Emulate Makinde’s open asset declaration example, SERAP tells governors
Socio-Economic Rights and Accountability Project (SERAP) has urged 35 state governors in Nigeria to “emulate the shining example of Oyo State Governor, Seyi Makinde, who recently openly declared his assets, by publishing without further delay the full details of their asset declarations submitted to the Code of Conduct Bureau (CCB).
SERAP said: “Nigerians ought to know the worth of their state governors. The publication of asset declarations by state governors will improve transparency, accountability and good governance and assure the public that neither fraud nor illicit enrichment is concealed. Knowing the worth of state governors before and after taking offices would also prevent rumours, half-truths or innuendo regarding asset declarations.”
According to the assets declaration form marked OYSE/2019/001, and submitted to the CCB and made public this month, Mr Makinde’s worth is put at about N50 billion – his firms are worth up to N48.1 billion; shares, cash and portfolios make up the rest.
In a statement today by SERAP deputy director Kolawole Oluwadare, the organization said: “Public officials cannot lay claim to absolute privacy in matters of asset declarations. There is an overriding public interest in the disclosure of information on the assets of public officials, including state governors, who are trustees of Nigeria’s wealth and resources. There is nothing inherently private in the affairs of governors, and we will consider appropriate legal action if state governors continue to fail or refuse to publish their asset declarations.”
SERAP said: “Continuing failure or reluctance by many state governors to publish their asset declarations submitted to the CCB may lead to public perception that the governors are attempting to hide something from the citizens regarding those declarations, especially given the fact that many of the public officials being tried for or convicted of corruption are found to have made a false declaration of their assets.”
The organization also urged the Chairman of the Nigeria Governors Forum (NGF) and Ekiti State Governor, Dr. Kayode Fayemi, to “use his leadership position and good offices to encourage all the members of NGF who have not yet done so to declare their assets and to publish their declarations submitted to the CCB without delay. The NGF can play a positive role in encouraging greater transparency in asset declarations by governors.”

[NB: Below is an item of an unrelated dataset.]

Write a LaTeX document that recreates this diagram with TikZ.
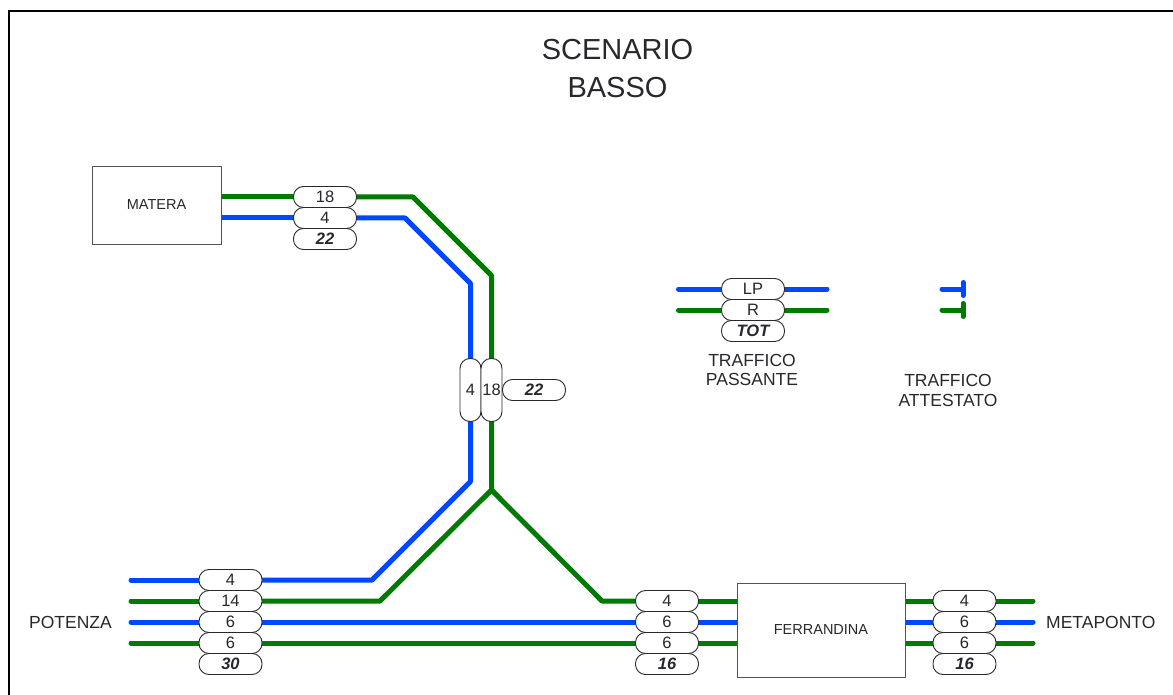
\documentclass[tikz,border=0pt]{standalone}
\usepackage{fontspec}
\setmainfont{Liberation Sans}
\definecolor{trkblue}{RGB}{0,72,255}
\definecolor{trkgreen}{RGB}{0,122,0}
\definecolor{txt}{RGB}{40,40,44}
\pgfdeclarelayer{bg}
\pgfsetlayers{bg,main}
\tikzset{
  pill/.style={draw=txt, line width=0.9pt, fill=white, rounded corners=10pt,
    minimum width=63pt, minimum height=21pt, inner sep=0pt, text=txt,
    font=\fontsize{16.5}{18}\selectfont},
  vpill/.style={pill, minimum width=21pt, minimum height=63pt},
  totpill/.style={pill, font=\fontsize{16.5}{18}\selectfont\bfseries\itshape},
  station/.style={draw=txt!80, line width=0.9pt, fill=white, inner sep=0pt, text=txt,
    font=\fontsize{14.5}{16}\selectfont},
  lbl/.style={text=txt, font=\fontsize{17.5}{19.5}\selectfont, align=center, inner sep=0pt},
  bt/.style={draw=trkblue, line width=5pt, line cap=round, line join=round},
  gt/.style={draw=trkgreen, line width=5pt, line cap=round, line join=round},
}
\begin{document}
\begin{tikzpicture}[x=1pt,y=-1pt]
\useasboundingbox (0,0) rectangle (1173,695);
% frame
\draw[line width=2pt, black] (8.7,695) -- (8.7,11) -- (1173,11);
% title
\node[lbl, font=\fontsize{29}{38}\selectfont] (title) at (617.5,69) {SCENARIO\\BASSO};
% stations
\node[station, minimum width=129pt, minimum height=78pt] (matera) at (156.5,205) {MATERA};
\node[station, minimum width=168pt, minimum height=94pt] (ferr) at (821,630) {FERRANDINA};
\node[lbl, anchor=east] (potenza) at (112,622) {POTENZA};
\node[lbl, anchor=west] (metaponto) at (1046,622) {METAPONTO};
% Matera pills
\node[pill] (m18) at (325,197) {18};
\node[pill] (m4) at (325,218) {4};
\node[totpill] (m22) at (325,239) {22};
% vertical pills
\node[vpill] (v4) at (470.5,390) {4};
\node[vpill] (v18) at (491.5,390) {18};
\node[totpill] (v22) at (534,390) {22};
% Potenza pills
\node[pill] (p4) at (230.5,580) {4};
\node[pill] (p14) at (230.5,601) {14};
\node[pill] (p6a) at (230.5,622) {6};
\node[pill] (p6b) at (230.5,643) {6};
\node[totpill] (p30) at (230.5,664) {30};
% Ferrandina west pills
\node[pill] (f4) at (667,601) {4};
\node[pill] (f6a) at (667,622) {6};
\node[pill] (f6b) at (667,643) {6};
\node[totpill] (f16) at (667,664) {16};
% Metaponto pills
\node[pill] (g4) at (964.5,601) {4};
\node[pill] (g6a) at (964.5,622) {6};
\node[pill] (g6b) at (964.5,643) {6};
\node[totpill] (g16) at (964.5,664) {16};
% legend
\node[pill] (lp) at (753,289) {LP};
\node[pill] (lr) at (753,310) {R};
\node[totpill] (ltot) at (753,331) {TOT};
\node[lbl] (lpass) at (752,370) {TRAFFICO\\PASSANTE};
\node[lbl] (latt) at (948,390.5) {TRAFFICO\\ATTESTATO};
% coordinates
\coordinate (mg1) at (413,197);
\coordinate (mg2) at (491.5,275.5);
\coordinate (mb1) at (405,218);
\coordinate (mb2) at (470.5,283.5);
\coordinate (sb1) at (470.5,481.5);
\coordinate (sb2) at (372,580);
\coordinate (apex) at (491.5,490);
\coordinate (sg1) at (380,601);
\coordinate (sg2) at (602,601);
\coordinate (l1) at (131,580);
\coordinate (l2) at (131,601);
\coordinate (l3) at (131,622);
\coordinate (l4) at (131,643);
\coordinate (r1) at (1033,601);
\coordinate (r2) at (1033,622);
\coordinate (r3) at (1033,643);
\coordinate (lb0) at (678.5,289);
\coordinate (lb1) at (827,289);
\coordinate (lg0) at (678.5,310);
\coordinate (lg1) at (827,310);
\coordinate (ab0) at (942,289);
\coordinate (ab1) at (963,289);
\coordinate (ag0) at (942,310);
\coordinate (ag1) at (963,310);
\begin{pgfonlayer}{bg}
% Matera branch
\draw[gt] (matera.east |- m18) -- (m18.west);
\draw[bt] (matera.east |- m4) -- (m4.west);
\draw[gt] (m18.east) -- (mg1) -- (mg2) -- (v18.north);
\draw[bt] (m4.east) -- (mb1) -- (mb2) -- (v4.north);
\draw[bt] (v4.south) -- (sb1) -- (sb2) -- (p4.east);
\draw[gt] (v18.south) -- (apex) -- (sg1) -- (p14.east);
\draw[gt] (apex) -- (sg2) -- (f4.west);
\draw[bt] (p6a.east) -- (f6a.west);
\draw[gt] (p6b.east) -- (f6b.west);
% Potenza stubs
\draw[bt] (l1) -- (p4.west);
\draw[gt] (l2) -- (p14.west);
\draw[bt] (l3) -- (p6a.west);
\draw[gt] (l4) -- (p6b.west);
% Ferrandina
\draw[gt] (f4.east) -- (ferr.west |- f4);
\draw[bt] (f6a.east) -- (ferr.west |- f6a);
\draw[gt] (f6b.east) -- (ferr.west |- f6b);
\draw[gt] (ferr.east |- g4) -- (g4.west);
\draw[bt] (ferr.east |- g6a) -- (g6a.west);
\draw[gt] (ferr.east |- g6b) -- (g6b.west);
\draw[gt] (g4.east) -- (r1);
\draw[bt] (g6a.east) -- (r2);
\draw[gt] (g6b.east) -- (r3);
% legend
\draw[bt] (lb0) -- (lp.west);
\draw[bt] (lp.east) -- (lb1);
\draw[gt] (lg0) -- (lr.west);
\draw[gt] (lr.east) -- (lg1);
\draw[bt] (ab0) -- (ab1);
\draw[bt] ([yshift=-6.5pt]ab1) -- ([yshift=6.5pt]ab1);
\draw[gt] (ag0) -- (ag1);
\draw[gt] ([yshift=-6.5pt]ag1) -- ([yshift=6.5pt]ag1);
\end{pgfonlayer}
\end{tikzpicture}
\end{document}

The statement read in part: “As fiduciaries and trustees of the public weal, state governors are under an inescapable obligation to serve the public with highest fidelity and openness. In discharging the duties of their office, they are required to display good faith, honesty and integrity. They must be impervious to corrupting influences and they must transact their business frankly and openly in the light of public scrutiny so that the public may know and be able to judge them and their work fairly.”
“Transparency in asset declarations is needed to check against corruption and to hold the governors accountable to the governed. Publishing the asset declarations by governors would help address the high level of public distrust and dissatisfaction with spending of security votes by state governors, enable closer relations between state governors and the public, and secure the confidence of the citizens in their governments.”

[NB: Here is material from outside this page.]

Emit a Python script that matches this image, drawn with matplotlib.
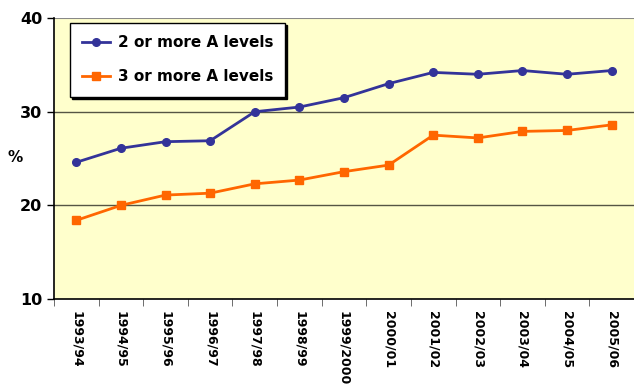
import matplotlib
matplotlib.use("Agg")
import numpy as np
import matplotlib.pyplot as plt

years = ["1993/94", "1994/95", "1995/96", "1996/97", "1997/98", "1998/99", "1999/2000",
         "2000/01", "2001/02", "2002/03", "2003/04", "2004/05", "2005/06"]
two_plus = [24.6, 26.1, 26.8, 26.9, 30.0, 30.5, 31.5, 33.0, 34.2, 34.0, 34.4, 34.0, 34.4]
three_plus = [18.4, 20.0, 21.1, 21.3, 22.3, 22.7, 23.6, 24.3, 27.5, 27.2, 27.9, 28.0, 28.6]

fig = plt.figure(figsize=(6.34, 3.85), dpi=100)
ax = fig.add_axes([0.0852, 0.2234, 0.9148, 0.7296])
ax.set_facecolor("#FFFFCC")

x = np.arange(len(years))
ax.plot(x, two_plus, color="#333399", lw=2, marker="o", ms=5.5, label="2 or more A levels", zorder=3)
ax.plot(x, three_plus, color="#FF6600", lw=2, marker="s", ms=5.5, label="3 or more A levels", zorder=3)

ax.set_xlim(-0.5, len(years) - 0.5)
ax.set_ylim(10, 40)
ax.set_yticks([10, 20, 30, 40])
ax.set_yticklabels(["10", "20", "30", "40"], fontsize=11.5, fontweight="bold")
for y in [20, 30]:
    ax.axhline(y, color="#555544", lw=1, zorder=1)
ax.axhline(40, color="#888888", lw=1.5, zorder=1)

ax.set_xticks(x)
ax.set_xticklabels(years, rotation=-90, fontsize=9, fontweight="bold")
ax.set_xticks(np.arange(len(years) + 1) - 0.5, minor=True)
ax.tick_params(axis="x", which="major", length=0, pad=9)
ax.tick_params(axis="x", which="minor", length=5, color="#555555")
ax.tick_params(axis="y", length=5, width=1)

for s in ["top", "right"]:
    ax.spines[s].set_visible(False)
ax.spines["left"].set_linewidth(1.2)
ax.spines["bottom"].set_linewidth(1.2)

fig.text(0.024, 0.59, "%", fontsize=11, fontweight="bold", ha="center", va="center")

leg = ax.legend(loc="upper left", bbox_to_anchor=(0.028, 0.982), frameon=True, fancybox=False,
                shadow={"color": "black", "alpha": 1, "ox": 1.5, "oy": -1.5},
                prop={"weight": "bold", "size": 11},
                handlelength=1.8, handletextpad=0.5, labelspacing=1.25, borderpad=0.8, borderaxespad=0)
leg.get_frame().set_edgecolor("black")
leg.get_frame().set_linewidth(1)
leg.get_frame().set_facecolor("white")
leg.get_frame().set_alpha(1)

fig.savefig("out.png", dpi=100)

“The prevailing distrust of bureaucracy and government officials has given Nigerians the desire to keep a tight rein on public officials. Openness is a necessary condition of popular democratic power, a predicate for effective representative government, and an indispensable part of the everyday life of the free individual.”
“Under Article 10 of the UN Convention Against Corruption, to which Nigeria is a state party, governments should take necessary measures to increase transparency in public administrations and to publish information periodically.”

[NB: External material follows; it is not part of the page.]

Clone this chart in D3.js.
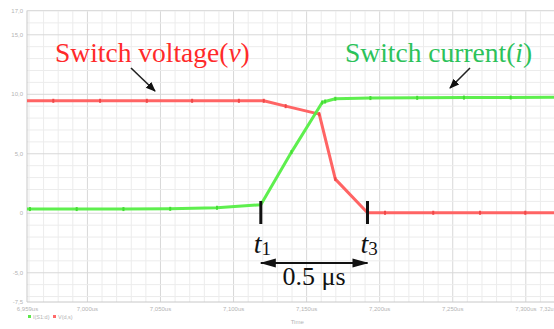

“SERAP notes that a fundamental objective of the Nigerian Constitution of 1999 (as amended) is to prevent corruption and abuse of office particularly through its provisions on the declaration of assets by public officials. Provisions on the declaration of assets by all public officials including state governors are entrenched in the Code of Conduct for Public Officers, contained in Part I of the Fifth Schedule to the Constitution.”
“Every public official is required to declare his/her assets immediately after taking office and thereafter, at the end of his/her term of office, by submitting to the CCB a written declaration of his/her properties, assets and liabilities and those of his/her unmarried children under the age of 18 years.”
“The asset declaration form also requires a public official to declare the assets and liabilities of his/her spouse. Any statement in such declaration that is found to be false by any authority or person authorised in that behalf to verify it is deemed to be a breach of the Code of Conduct.”
“Similarly, any property or asset acquired by a public official after the declaration which is not fairly attributable to income, gift or loan approved by the Code of Conduct is deemed to have been acquired in breach of the Code unless the contrary is proved.”
“The late President Umaru Yar’Adua publicly declared his assets in 2007. Kayode Fayemi also publicly declared his assets in his first tenure as Ekiti governor. Both President Muhammadu Buhari and Vice-President Yemi Osinbajo tersely made public their asset declarations.”